Baldwin Hall and Cummings House will undergo renovations next fall, removing 200 beds from the university’s on-campus housing options. The Office of Residence Life and Housing plans to utilize more beds in off-campus facilities.

Brianna Taylor

The outside of Cummings House.

Thalya Baptiste, Staff Writer

More than 1,200 new beds will be added to Morgan State University’s on-campus housing by 2027, but the process begins with removing some beds already on campus. 

Baldwin Hall and Cummings House will be renovated and offline during the 2023-24 academic year. 

“The buildings will be rebuilt from the inside and new rooms will be constructed. The skins, or exteriors of these buildings, will remain untouched,” University President David Wilson wrote in a university-wide email. 

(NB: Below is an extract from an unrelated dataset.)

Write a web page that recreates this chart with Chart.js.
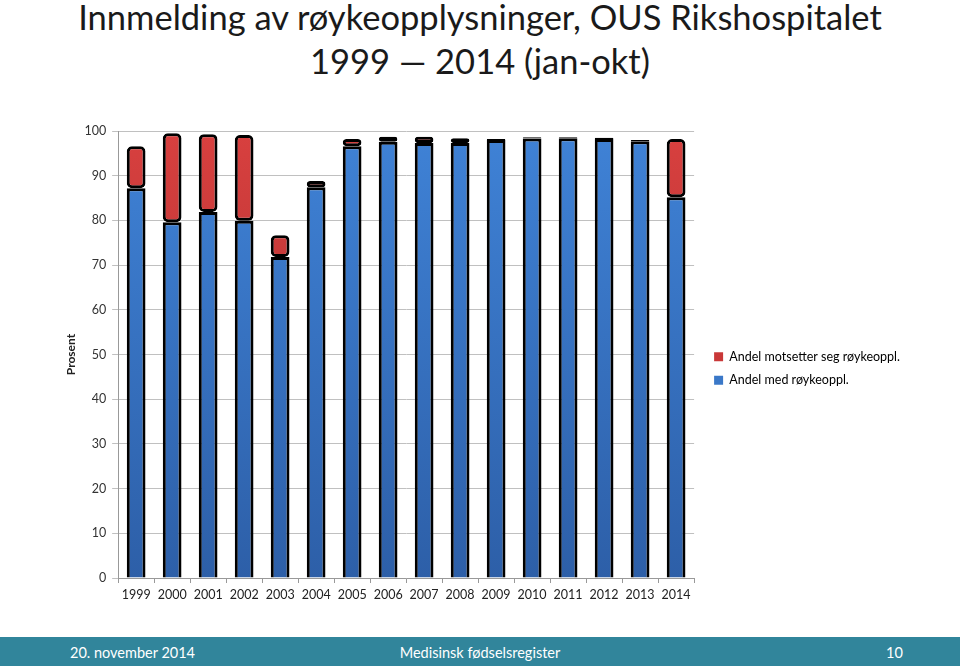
<!DOCTYPE html>
<html>
<head>
<meta charset="utf-8">
<script src="https://cdn.jsdelivr.net/npm/chart.js@4.4.0/dist/chart.umd.min.js"></script>
<style>
  body { margin: 0; width: 960px; height: 666px; background: #fff; position: relative; overflow: hidden; font-family: Lato, "Open Sans", sans-serif; }
  .title { position: absolute; left: 0; width: 960px; text-align: center; color: #1a1a1a; font-size: 34.5px; line-height: 38px; }
  #t1 { top: -2px; }
  #t2 { top: 42px; }
  #wrap { position: absolute; left: 0; top: 100px; width: 960px; height: 520px; }
  .footer { position: absolute; left: 0; top: 637px; width: 960px; height: 29px; background: #31859b; color: #fff; font-size: 14.5px; }
  .footer span { position: absolute; top: 7px; }
</style>
</head>
<body>
<div class="title" id="t1">Innmelding av røykeopplysninger, OUS Rikshospitalet</div>
<div class="title" id="t2">1999 — 2014 (jan-okt)</div>
<div id="wrap"><canvas id="chart"></canvas></div>
<div class="footer">
  <span style="left:70px">20. november 2014</span>
  <span style="left:0;width:960px;text-align:center">Medisinsk fødselsregister</span>
  <span style="left:886px">10</span>
</div>
<script>
// årstall og andeler (prosent)
const years = ['1999','2000','2001','2002','2003','2004','2005','2006','2007','2008','2009','2010','2011','2012','2013','2014'];
const medRoyk = [87.2, 79.6, 81.9, 79.9, 71.8, 87.4, 96.6, 97.6, 97.3, 97.3, 98.0, 98.3, 98.4, 98.2, 97.7, 85.2];
const motsetter = [9.4, 19.9, 17.4, 19.2, 4.9, 1.4, 1.6, 1.1, 1.4, 1.1, 0.2, 0.3, 0.2, 0.3, 0.3, 13.0];
const yTicks = [0, 10, 20, 30, 40, 50, 60, 70, 80, 90, 100];

const blaa = '#3a78c8';
const roed = '#c93838';

function grad(ctx, top, bottom) {
    const chart = ctx.chart;
    const area = chart.chartArea;
    if (!area) return top;
    const g = chart.ctx.createLinearGradient(0, area.top, 0, area.bottom);
    g.addColorStop(0, top);
    g.addColorStop(1, bottom);
    return g;
}

// litt mer luft mellom plottet og forklaringen
const legendShift = {
    id: 'legendShift',
    afterLayout(chart) {
        chart.legend.left += 9;
        chart.legend.right += 9;
    }
};

const ctx = document.getElementById('chart').getContext('2d');
new Chart(ctx, {
    type: 'bar',
    data: {
        labels: years,
        datasets: [
            {
                label: 'Andel med røykeoppl.',
                data: medRoyk,
                backgroundColor: c => grad(c, '#3f82d6', '#2d5fa8'),
                borderColor: '#000',
                borderWidth: 3,
                borderRadius: 5,
                borderSkipped: 'bottom',
                barPercentage: 0.52,
                categoryPercentage: 1
            },
            {
                label: 'Andel motsetter seg røykeoppl.',
                data: motsetter,
                backgroundColor: c => grad(c, '#d8403f', '#a02c2c'),
                borderColor: '#000',
                borderWidth: 3,
                borderRadius: 5,
                borderSkipped: false,
                barPercentage: 0.52,
                categoryPercentage: 1
            }
        ]
    },
    options: {
        responsive: true,
        maintainAspectRatio: false,
        animation: false,
        layout: { padding: { left: 64, right: 59, top: 31, bottom: 14 } },
        plugins: {
            legend: {
                position: 'right',
                reverse: true,
                labels: {
                    boxWidth: 9,
                    boxHeight: 9,
                    color: '#333',
                    font: { family: 'Lato', size: 12.5 },
                    padding: 11,
                    generateLabels: chart => chart.data.datasets.map((ds, i) => ({
                        text: ds.label,
                        fillStyle: i === 0 ? blaa : roed,
                        strokeStyle: i === 0 ? blaa : roed,
                        lineWidth: 0,
                        datasetIndex: i
                    }))
                }
            },
            tooltip: { enabled: false }
        },
        scales: {
            x: {
                stacked: true,
                grid: { offset: true, drawOnChartArea: false, color: '#999', tickLength: 5 },
                border: { color: '#999' },
                ticks: { color: '#222', font: { family: 'Lato', size: 12.5 }, maxRotation: 0, padding: 4 }
            },
            y: {
                stacked: true,
                min: 0,
                max: 100,
                afterBuildTicks: axis => { axis.ticks = yTicks.map(v => ({ value: v })); },
                title: { display: true, text: 'Prosent', color: '#222', font: { family: 'Lato', size: 12, weight: 'bold' }, padding: 0 },
                grid: { color: '#c0c0c0', tickLength: 6 },
                border: { color: '#999' },
                ticks: { color: '#333', font: { family: 'Lato', size: 12.5 }, padding: 6 }
            }
        }
    },
    plugins: [legendShift]
});
</script>
</body>
</html>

Wilson said Morgan is committed to a “complete transfiguration” of the university into one of the world’s “foremost living/learning communities.” 

While the renovations match the growth and transformation of Morgan’s campus over the past five years, the process eliminates about 200 beds for on-campus housing for at least 14 months, until fall of 2024.

Over 400 students were housed at the Lord Baltimore hotel this academic year due to Morgan’s continued housing shortage, but there are no plans to add more rooms for next year, according to Sidney Evans, executive vice president for finance and administration

Evans said, “We do not anticipate acquiring any additional hotel rooms. We are going to do more advanced planning around the number of beds we need for each fall semester.”

Evans said the university plans to add additional beds at HH Midtown, Towson Town Place, and Altus. There is also another apartment complex that is closer to campus that the university is planning to contract with. 

The university also plans to add more beds in the facilities they already have contracts with. 

Douglas Gwynn, director of residence life and housing, said, “We are currently in the process of securing additional spaces with the current properties that we have to, I guess, subsidize those numbers that we are going to be losing in the renovation plan.” 

More students living off campus means more students utilizing the university’s shuttle services.

In the first few weeks of the spring semester, challenges with the contracted shuttle services left students struggling to find transportation to and from campus. 

“There were some initial hiccups in terms of the companies to provide a service for us at the beginning of the semester, but I’m sure that we have already resolved those issues and the system is working much better.” Gwynn said. 

Gwynn said when the fall semester arrives, there should be no issues regarding the shuttle system and providing off-campus students with transportation. Therefore, if freshman students are placed off campus, they should have reliable transportation as the shuttles will already be off campus. 

More Housing Transformation to Come 

The demolition of O’Connell Hall is scheduled for May 2025 and is expected to be ready for occupancy in fall 2027. 

The new 604-bed housing facility adjacent to Thurgood Marshall Hall is scheduled for students to move in fall 2024.